I ought to appreciate but it seems i dont.

I want you to know that i do love you but i will never say it in words to you. Maybe i just have too much pride stuck-up my mouth or maybe its the way i was being brought up . I hope someday i will say it , but definetly not tomorrow or anytime soon. I just want you to know that everytime i had a quarrel with you on the phone , i am thankful that i could see you at home.

I will be what i want to be , and if what i want to be is not what you want me to be, then please accept me. I will bear the concequences, with you if anything goes wrong. So please , dont tell me what to be.

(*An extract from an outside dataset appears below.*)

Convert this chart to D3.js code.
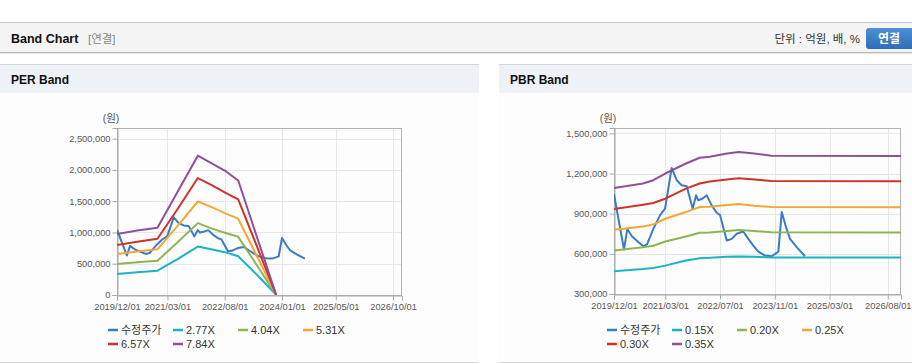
<!DOCTYPE html>
<html>
<head>
<meta charset="utf-8">
<script src="https://cdn.jsdelivr.net/npm/d3@7/dist/d3.min.js"></script>
<style>
  body { margin: 0; background: #fff; }
  svg { display: block; font-family: "Liberation Sans", Arial, "Noto Sans CJK KR", sans-serif; }
</style>
</head>
<body>
<div id="chart"></div>
<script>
// Adjusted price (shared by both charts)
var priceDates = ["2019-12-01", "2020-02-28", "2020-03-28", "2020-05-10", "2020-07-01", "2020-08-18",
  "2020-09-20", "2020-11-15", "2021-01-13", "2021-02-27", "2021-04-27", "2021-06-11", "2021-07-25",
  "2021-09-08", "2021-10-31", "2021-11-30", "2021-12-20", "2022-01-20", "2022-03-05", "2022-04-18",
  "2022-06-02", "2022-07-01", "2022-08-30", "2022-10-13", "2022-11-27", "2023-01-24", "2023-03-10",
  "2023-04-23", "2023-06-07", "2023-08-05", "2023-10-04", "2023-12-02", "2024-01-01", "2024-02-08",
  "2024-03-15", "2024-05-13", "2024-07-26"];
var priceValues = [1045000, 632000, 785000, 730000, 690000, 657000,
  670000, 787000, 887000, 937000, 1242000, 1150000, 1112000,
  1105000, 937000, 1037000, 1000000, 1010000, 1037000, 962000,
  907000, 890000, 700000, 712000, 750000, 767000, 712000,
  662000, 617000, 587000, 582000, 617000, 912000, 800000,
  712000, 650000, 582000];

// PER band
var perBandDates = ["2019-12-01", "2020-06-01", "2020-12-01", "2021-06-01", "2021-12-01",
  "2022-04-01", "2022-08-01", "2022-12-01", "2023-06-01", "2023-11-10"];
var per277 = [337000, 362000, 388000, 575000, 774000, 730000, 685000, 620000, 300000, 0];
var per404 = [497000, 523000, 548000, 842000, 1149000, 1065000, 995000, 930000, 440000, 0];
var per531 = [657000, 695000, 730000, 1104000, 1495000, 1410000, 1310000, 1220000, 575000, 0];
var per657 = [801000, 850000, 900000, 1374000, 1870000, 1760000, 1640000, 1530000, 720000, 0];
var per784 = [977000, 1030000, 1075000, 1650000, 2228000, 2110000, 1990000, 1830000, 860000, 0];
var perNames = ["수정주가", "2.77X", "4.04X", "5.31X", "6.57X", "7.84X"];
var perTicksY = [0, 500000, 1000000, 1500000, 2000000, 2500000];
var perTicksX = ["2019-12-01", "2021-03-01", "2022-08-01", "2024-01-01", "2025-05-01", "2026-10-01"];

// PBR band
var pbrBandDates = ["2019-12-01", "2020-08-15", "2020-11-15", "2021-03-01", "2021-09-01", "2022-01-01",
  "2022-04-01", "2022-09-01", "2022-12-15", "2023-05-01", "2023-10-01", "2026-11-27"];
var pbr015 = [470000, 487000, 495000, 512000, 550000, 567000, 570000, 578000, 580000, 578000, 573000, 572000];
var pbr020 = [625000, 650000, 660000, 692000, 730000, 757000, 760000, 770000, 778000, 770000, 762000, 760000];
var pbr025 = [780000, 805000, 820000, 862000, 912000, 950000, 952000, 965000, 972000, 960000, 950000, 948000];
var pbr030 = [935000, 967000, 980000, 1012000, 1087000, 1125000, 1140000, 1155000, 1165000, 1155000, 1145000, 1143000];
var pbr035 = [1092000, 1125000, 1150000, 1200000, 1275000, 1318000, 1325000, 1350000, 1360000, 1350000, 1332000, 1330000];
var pbrNames = ["수정주가", "0.15X", "0.20X", "0.25X", "0.30X", "0.35X"];
var pbrTicksY = [300000, 600000, 900000, 1200000, 1500000];
var pbrTicksX = ["2019-12-01", "2021-03-01", "2022-07-01", "2023-11-01", "2025-03-01", "2026-08-01"];

var seriesColors = ["#3a7bc8", "#1bb3c8", "#8db553", "#f5a733", "#cf3229", "#8f4f9b"];

var parseDate = d3.timeParse("%Y-%m-%d");
var formatDate = d3.timeFormat("%Y/%m/%d");

function toPoints(dates, values) {
  return dates.map(function(d, i) { return { date: parseDate(d), value: values[i] }; });
}

var svg = d3.select("#chart")
  .append("svg")
  .attr("width", 912)
  .attr("height", 364);

// Top header bar
svg.append("rect").attr("x", 0).attr("y", 22).attr("width", 912).attr("height", 31).attr("fill", "#f4f4f4");
svg.append("line").attr("x1", 0).attr("x2", 912).attr("y1", 22.5).attr("y2", 22.5).attr("stroke", "#c6c6c6");
svg.append("line").attr("x1", 0).attr("x2", 912).attr("y1", 52.5).attr("y2", 52.5).attr("stroke", "#b8b8b8");
svg.append("line").attr("x1", 0).attr("x2", 912).attr("y1", 53.5).attr("y2", 53.5).attr("stroke", "#e6e6e6");

svg.append("text").attr("x", 11).attr("y", 43)
  .attr("font-size", "12.5px").attr("font-weight", "bold").attr("fill", "#111")
  .text("Band Chart");
svg.append("text").attr("x", 88).attr("y", 43)
  .attr("font-size", "11.5px").attr("fill", "#888")
  .text("[연결]");
svg.append("text").attr("x", 860).attr("y", 43).attr("text-anchor", "end")
  .attr("font-size", "11.5px").attr("fill", "#333")
  .text("단위 : 억원, 배, %");

var grad = svg.append("defs").append("linearGradient")
  .attr("id", "btnGrad").attr("x1", 0).attr("x2", 0).attr("y1", 0).attr("y2", 1);
grad.append("stop").attr("offset", "0%").attr("stop-color", "#4d8fd6");
grad.append("stop").attr("offset", "100%").attr("stop-color", "#2f6db5");
svg.append("rect").attr("x", 866).attr("y", 28).attr("width", 52).attr("height", 21).attr("rx", 3)
  .attr("fill", "url(#btnGrad)");
svg.append("text").attr("x", 889).attr("y", 43).attr("text-anchor", "middle")
  .attr("font-size", "12px").attr("font-weight", "bold").attr("fill", "#fff")
  .text("연결");

// Panel frames
function drawPanel(x0, w, title) {
  svg.append("rect").attr("x", x0).attr("y", 93).attr("width", w).attr("height", 269).attr("fill", "#fdfdfd");
  svg.append("rect").attr("x", x0).attr("y", 64).attr("width", w).attr("height", 29).attr("fill", "#eef2f7");
  svg.append("line").attr("x1", x0).attr("x2", x0 + w).attr("y1", 64.5).attr("y2", 64.5).attr("stroke", "#d6d6d6");
  svg.append("line").attr("x1", x0).attr("x2", x0 + w).attr("y1", 362.5).attr("y2", 362.5).attr("stroke", "#d6d6d6");
  svg.append("text").attr("x", x0 + 11).attr("y", 84)
    .attr("font-size", "12px").attr("font-weight", "bold").attr("fill", "#111")
    .text(title);
}
drawPanel(0, 479, "PER Band");
drawPanel(499, 413, "PBR Band");

// Generic band chart
function drawBand(opt) {
  var x = d3.scaleTime().domain(opt.xDomain.map(parseDate)).range([opt.left, opt.right]);
  var y = d3.scaleLinear().domain(opt.yDomain).range([opt.bottom, opt.top]);
  var g = svg.append("g");

  g.append("clipPath").attr("id", opt.id + "clip")
    .append("rect").attr("x", opt.left).attr("y", opt.top)
    .attr("width", opt.right - opt.left).attr("height", opt.bottom - opt.top);

  // gridlines
  g.selectAll(".hgrid").data(opt.ticksY).enter().append("line")
    .attr("x1", opt.left).attr("x2", opt.right)
    .attr("y1", d => Math.round(y(d)) + 0.5).attr("y2", d => Math.round(y(d)) + 0.5)
    .attr("stroke", "#e6e6e6");
  g.selectAll(".vgrid").data(opt.ticksX.map(parseDate)).enter().append("line")
    .attr("y1", opt.top).attr("y2", opt.bottom)
    .attr("x1", d => Math.round(x(d)) + 0.5).attr("x2", d => Math.round(x(d)) + 0.5)
    .attr("stroke", "#e6e6e6");

  // plot border
  g.append("rect").attr("x", opt.left + 0.5).attr("y", opt.top + 0.5)
    .attr("width", opt.right - opt.left - 1).attr("height", opt.bottom - opt.top)
    .attr("fill", "none").attr("stroke", "#b4b4b4");

  // axes
  var leftAxis = d3.axisLeft(y).tickValues(opt.ticksY).tickFormat(d3.format(",")).tickSize(5).tickPadding(2);
  var bottomAxis = d3.axisBottom(x).tickValues(opt.ticksX.map(parseDate)).tickFormat(formatDate).tickSize(5).tickPadding(3);
  var ya = g.append("g").attr("transform", `translate(${opt.left + 0.5},0)`).call(leftAxis);
  var xa = g.append("g").attr("transform", `translate(0,${opt.bottom + 0.5})`).call(bottomAxis);
  [ya, xa].forEach(function(a) {
    a.select(".domain").attr("stroke", "#a8a8a8");
    a.selectAll(".tick line").attr("stroke", "#a8a8a8");
    a.selectAll(".tick text").attr("fill", "#555").attr("font-size", "9.3px")
      .attr("font-family", "\"Liberation Sans\", Arial, sans-serif");
  });

  g.append("text").attr("x", opt.left - 6).attr("y", opt.top - 6).attr("text-anchor", "middle")
    .attr("font-size", "10.5px").attr("fill", "#555").text("(원)");

  // lines
  var line = d3.line().x(d => x(d.date)).y(d => y(d.value));
  var lines = g.append("g").attr("clip-path", `url(#${opt.id}clip)`);
  opt.series.forEach(function(s, i) {
    lines.append("path")
      .datum(s)
      .attr("d", line)
      .attr("fill", "none")
      .attr("stroke", seriesColors[i])
      .attr("stroke-width", 2)
      .attr("stroke-linejoin", "round");
  });

  // legend
  var legend = g.selectAll(".legend").data(opt.names).enter().append("g")
    .attr("transform", (d, i) => `translate(${opt.legendX + (i % 4) * 65},${330 + Math.floor(i / 4) * 14})`);
  legend.append("line").attr("x1", 0).attr("x2", 10).attr("y1", 0).attr("y2", 0)
    .attr("stroke", (d, i) => seriesColors[i]).attr("stroke-width", 2.5);
  legend.append("text").attr("x", 13).attr("y", 4)
    .attr("font-size", "11px").attr("fill", "#333").text(d => d);
}

var priceLine = toPoints(priceDates, priceValues);

drawBand({
  id: "per",
  left: 117, right: 402, top: 128, bottom: 295,
  xDomain: ["2019-12-01", "2026-12-21"],
  yDomain: [0, 2670000],
  ticksY: perTicksY,
  ticksX: perTicksX,
  names: perNames,
  legendX: 108,
  series: [priceLine,
    toPoints(perBandDates, per277), toPoints(perBandDates, per404), toPoints(perBandDates, per531),
    toPoints(perBandDates, per657), toPoints(perBandDates, per784)]
});

drawBand({
  id: "pbr",
  left: 614, right: 901, top: 128, bottom: 294,
  xDomain: ["2019-12-01", "2026-11-27"],
  yDomain: [300000, 1540000],
  ticksY: pbrTicksY,
  ticksX: pbrTicksX,
  names: pbrNames,
  legendX: 607,
  series: [priceLine,
    toPoints(pbrBandDates, pbr015), toPoints(pbrBandDates, pbr020), toPoints(pbrBandDates, pbr025),
    toPoints(pbrBandDates, pbr030), toPoints(pbrBandDates, pbr035)]
});
</script>
</body>
</html>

someday , i will regret some things i did.
someday , you would.

If i didnt have the chance to say those words , at least there's this letter and please if you ever read this, dont fuckin cry. =D.

Posted by Rod-de-ney @ 2:28 AM :: (1) comments

Wednesday, December 13, 2006

Lady in green.

It was a 5.20pm on the 13th december 2006. Rain was pouring down... My doors slammed. After studying for 10 minutes , i decided ( as usual ) to take a break deluding myself that i need the laptop to check the time and venue for tomorrow's exam.

The thunder roared, it roared again...so frigtening. It was almost if there was an explosion. I then looked out my window, i saw a figure , a lady , simply dressed with a green t-shirt taking a tiny umbrella strolling very slowly. I observed.....

Then, she made a slight jump. I was stiffened, with curiosity at least. It roared again. I watched very closely, she was still walking, though this time even slower. She was afraid, i could tell. Then a cab drove towards her, then past her. I was wondering why didnt the cab-driver offer a ride , i believed her destination was close, or she wouldnt be walking. Within seconds , i let the cab off my sight.

Then it roared again. My ears told me hear how loud it was but my eyes wouldn't get off the lady, the lady in green. The umbrella then begin to swirve. Thoughts of her not making it ran through my mind. I wouldnt worry, cause i was watching.

Thunder kept roaring for the next 3 minutes....
She continued walking.....


Then she got out of sight.

I thought to myself, that's the most beautiful 7 minutes i've ever seen in my life. I smiled.






Then it roared again.... I could feel victory.




The lady was carrying supporting her child with one hand, with the child clinging on to her mother's neck, another hand carrying the umbrella.